Il n’y a pas de chrétienté unique à toutes les nations. En réalité, chaque nation est appelée à élaborer sa réponse propre à l’appel de Dieu, en fonction de son génie, de son histoire et de ses opportunités. Nous ne devons pas suivre l’exemple américain ou brésilien: nous devons proposer notre propre modèle, qui tiendra compte de l’histoire, des particularités de notre nation, et éviter les erreurs des autres.

On objectera que les nations et les systèmes politiques ne peuvent pas être chrétiens. Nous répondons que les nations peuvent être chrétiennes de la même façon que les familles peuvent être chrétiennes: non parce que le moindre membre est chrétien né de nouveau, mais parce que la culture de cette famille cherche à honorer Dieu. 

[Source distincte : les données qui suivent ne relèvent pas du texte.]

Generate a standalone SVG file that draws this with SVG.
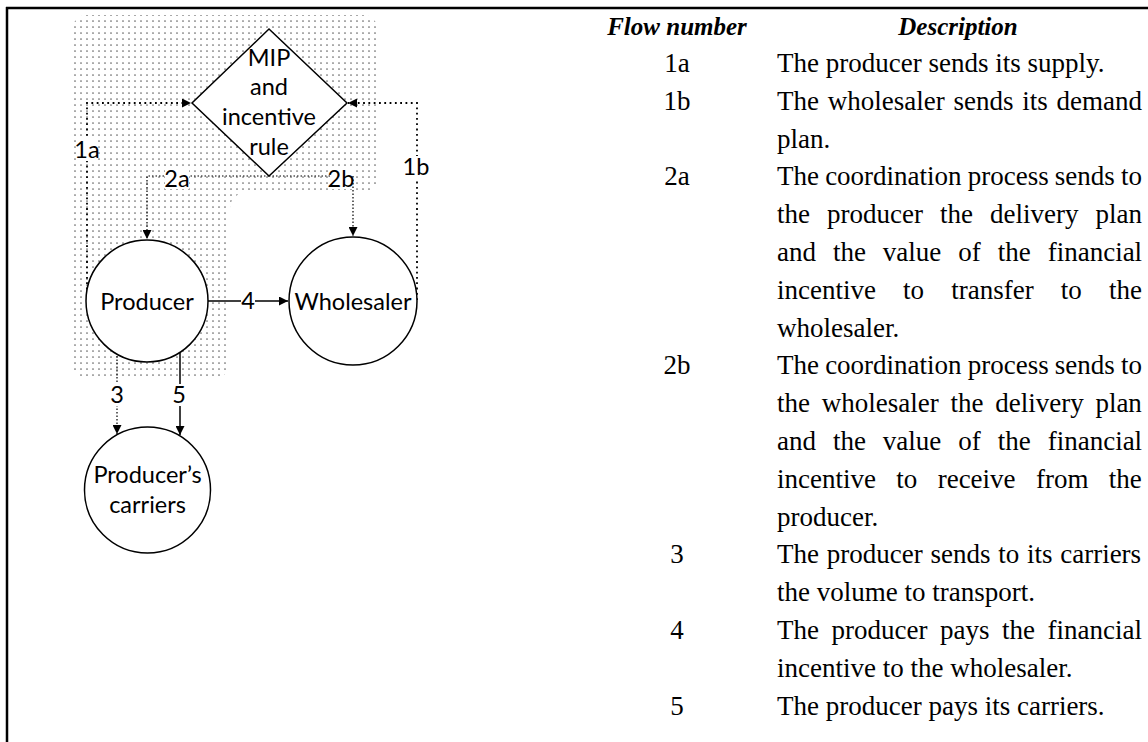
<svg xmlns="http://www.w3.org/2000/svg" width="1148" height="742" viewBox="0 0 1148 742">
<defs>
  <pattern id="dots" width="6" height="6" patternUnits="userSpaceOnUse">
    <circle cx="3" cy="3" r="0.85" fill="#666"/>
  </pattern>
  <marker id="ah" viewBox="0 0 10 10" refX="10" refY="5" markerWidth="9" markerHeight="9" markerUnits="userSpaceOnUse" orient="auto">
    <path d="M0,0 L10,5 L0,10 z" fill="#000"/>
  </marker>
  <style>
    .lbl{font-family:Lato,"Open Sans","Liberation Sans",sans-serif;font-size:23.5px;fill:#000;text-anchor:middle}
    .node{fill:#fff;stroke:#000;stroke-width:1.5}
    .dot1{fill:none;stroke:#000;stroke-width:1.8;stroke-dasharray:1.8 3.5}
    .dot2{fill:none;stroke:#000;stroke-width:1.2;stroke-dasharray:1.5 2}
    .solid{fill:none;stroke:#000;stroke-width:1.5}
    .bg{fill:#fff}
    .th{font-family:"Liberation Serif","Times New Roman",serif;font-size:25px;font-weight:bold;font-style:italic;fill:#000;text-anchor:middle}
    .td{font-family:"Liberation Serif","Times New Roman",serif;font-size:27px;fill:#000}
    .num{text-anchor:middle}
  </style>
</defs>
<rect width="1148" height="742" fill="#fff"/>
<!-- frame -->
<g id="frame">
  <line x1="6" y1="8" x2="1148" y2="8" stroke="#000" stroke-width="2.5"/>
  <line x1="7" y1="7" x2="7" y2="742" stroke="#000" stroke-width="2.5"/>
</g>
<!-- shaded coordination region -->
<g id="region">
  <path d="M87,15 H363 A15,15 0 0 1 378,30 V178 A15,15 0 0 1 363,193 H245 A15,15 0 0 0 230,208 V363 A15,15 0 0 1 215,378 H87 A15,15 0 0 1 72,363 V30 A15,15 0 0 1 87,15 Z" fill="url(#dots)"/>
</g>
<!-- connectors -->
<g id="connectors">
  <polyline class="dot1" points="87,300 87,103 191,103" marker-end="url(#ah)"/>
  <polyline class="dot1" points="417,300 417,103 348,103" marker-end="url(#ah)"/>
  <polyline class="dot2" points="269,176 147,176 147,239" marker-end="url(#ah)"/>
  <polyline class="dot2" points="269,176 353,176 353,236" marker-end="url(#ah)"/>
  <line class="solid" x1="208" y1="301" x2="288" y2="301" marker-end="url(#ah)"/>
  <line class="dot2" x1="117" y1="356" x2="117" y2="434" marker-end="url(#ah)"/>
  <line class="solid" x1="180" y1="353" x2="180" y2="435" marker-end="url(#ah)"/>
  <rect class="bg" x="76" y="139" width="22" height="22"/>
  <text class="lbl" x="87" y="158">1a</text>
  <rect class="bg" x="405" y="156" width="23" height="22"/>
  <text class="lbl" x="416" y="175">1b</text>
  <rect class="bg" x="165" y="168" width="24" height="21"/>
  <text class="lbl" x="177" y="187">2a</text>
  <rect class="bg" x="330" y="168" width="22" height="21"/>
  <text class="lbl" x="341" y="187">2b</text>
  <rect class="bg" x="241" y="290" width="14" height="22"/>
  <text class="lbl" x="248" y="309">4</text>
  <rect class="bg" x="110" y="384" width="14" height="22"/>
  <text class="lbl" x="117" y="403">3</text>
  <rect class="bg" x="172" y="384" width="14" height="22"/>
  <text class="lbl" x="179" y="403">5</text>
</g>
<!-- nodes -->
<g id="node-mip">
  <polygon class="node" points="269,29 347,103 269,176 192,103"/>
  <text class="lbl" x="269" y="66">MIP</text>
  <text class="lbl" x="269" y="95">and</text>
  <text class="lbl" x="269" y="125">incentive</text>
  <text class="lbl" x="269" y="155">rule</text>
</g>
<g id="node-producer">
  <circle class="node" cx="147" cy="301" r="61"/>
  <text class="lbl" x="147" y="310">Producer</text>
</g>
<g id="node-wholesaler">
  <circle class="node" cx="353" cy="301" r="64"/>
  <text class="lbl" x="353" y="310">Wholesaler</text>
</g>
<g id="node-carriers">
  <circle class="node" cx="147.5" cy="490" r="63"/>
  <text class="lbl" x="147.5" y="483">Producer’s</text>
  <text class="lbl" x="147.5" y="513">carriers</text>
</g>
<!-- table -->
<g id="table">
  <text class="th" x="677" y="35">Flow number</text>
  <text class="th" x="958" y="35">Description</text>
  <g class="td">
    <text class="td num" x="677" y="72">1a</text>
    <text class="td" x="777" y="72">The producer sends its supply.</text>
    <text class="td num" x="677" y="109.8">1b</text>
    <text class="td" x="777" y="109.8" word-spacing="2">The wholesaler sends its demand</text>
    <text class="td" x="777" y="147.6">plan.</text>
    <text class="td num" x="677" y="185.4">2a</text>
    <text class="td" x="777" y="185.4" word-spacing="-0.6">The coordination process sends to</text>
    <text class="td" x="777" y="223.2" word-spacing="10.3">the producer the delivery plan</text>
    <text class="td" x="777" y="261" word-spacing="10.2">and the value of the financial</text>
    <text class="td" x="777" y="298.8" word-spacing="20.4">incentive to transfer to the</text>
    <text class="td" x="777" y="336.6">wholesaler.</text>
    <text class="td num" x="677" y="374.4">2b</text>
    <text class="td" x="777" y="374.4" word-spacing="-0.6">The coordination process sends to</text>
    <text class="td" x="777" y="412.2" word-spacing="5">the wholesaler the delivery plan</text>
    <text class="td" x="777" y="450" word-spacing="10.2">and the value of the financial</text>
    <text class="td" x="777" y="487.8" word-spacing="13.6">incentive to receive from the</text>
    <text class="td" x="777" y="525.6">producer.</text>
    <text class="td num" x="677" y="563.4">3</text>
    <text class="td" x="777" y="563.4" word-spacing="1">The producer sends to its carriers</text>
    <text class="td" x="777" y="601.2">the volume to transport.</text>
    <text class="td num" x="677" y="639">4</text>
    <text class="td" x="777" y="639" word-spacing="5.8">The producer pays the financial</text>
    <text class="td" x="777" y="676.8">incentive to the wholesaler.</text>
    <text class="td num" x="677" y="714.6">5</text>
    <text class="td" x="777" y="714.6">The producer pays its carriers.</text>
  </g>
</g>
</svg>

L’évangélisation plus difficile dans une société déchristianisée

On objectera qu’un christianisme culturel est sans valeur. Je réponds en disant que jamais l’évangélisation n’a été aussi difficile que depuis sa disparition. L’espace me manque ici pour développer comment nationalisme et christianisme peuvent avoir une juste expression, aussi, je vous renvoie vers Bradford Littlejohn: «Le nationalisme comme alternative à l’individualisme et l’impérialisme». 

Aimons Dieu, aimons notre prochain, non seulement dans notre cœur, mais aussi dans notre vie personnelle. Non seulement dans notre vie personnelle, mais aussi dans notre vie publique. Il n’y a là aucun péché, mais au contraire, c’est là la volonté de Dieu.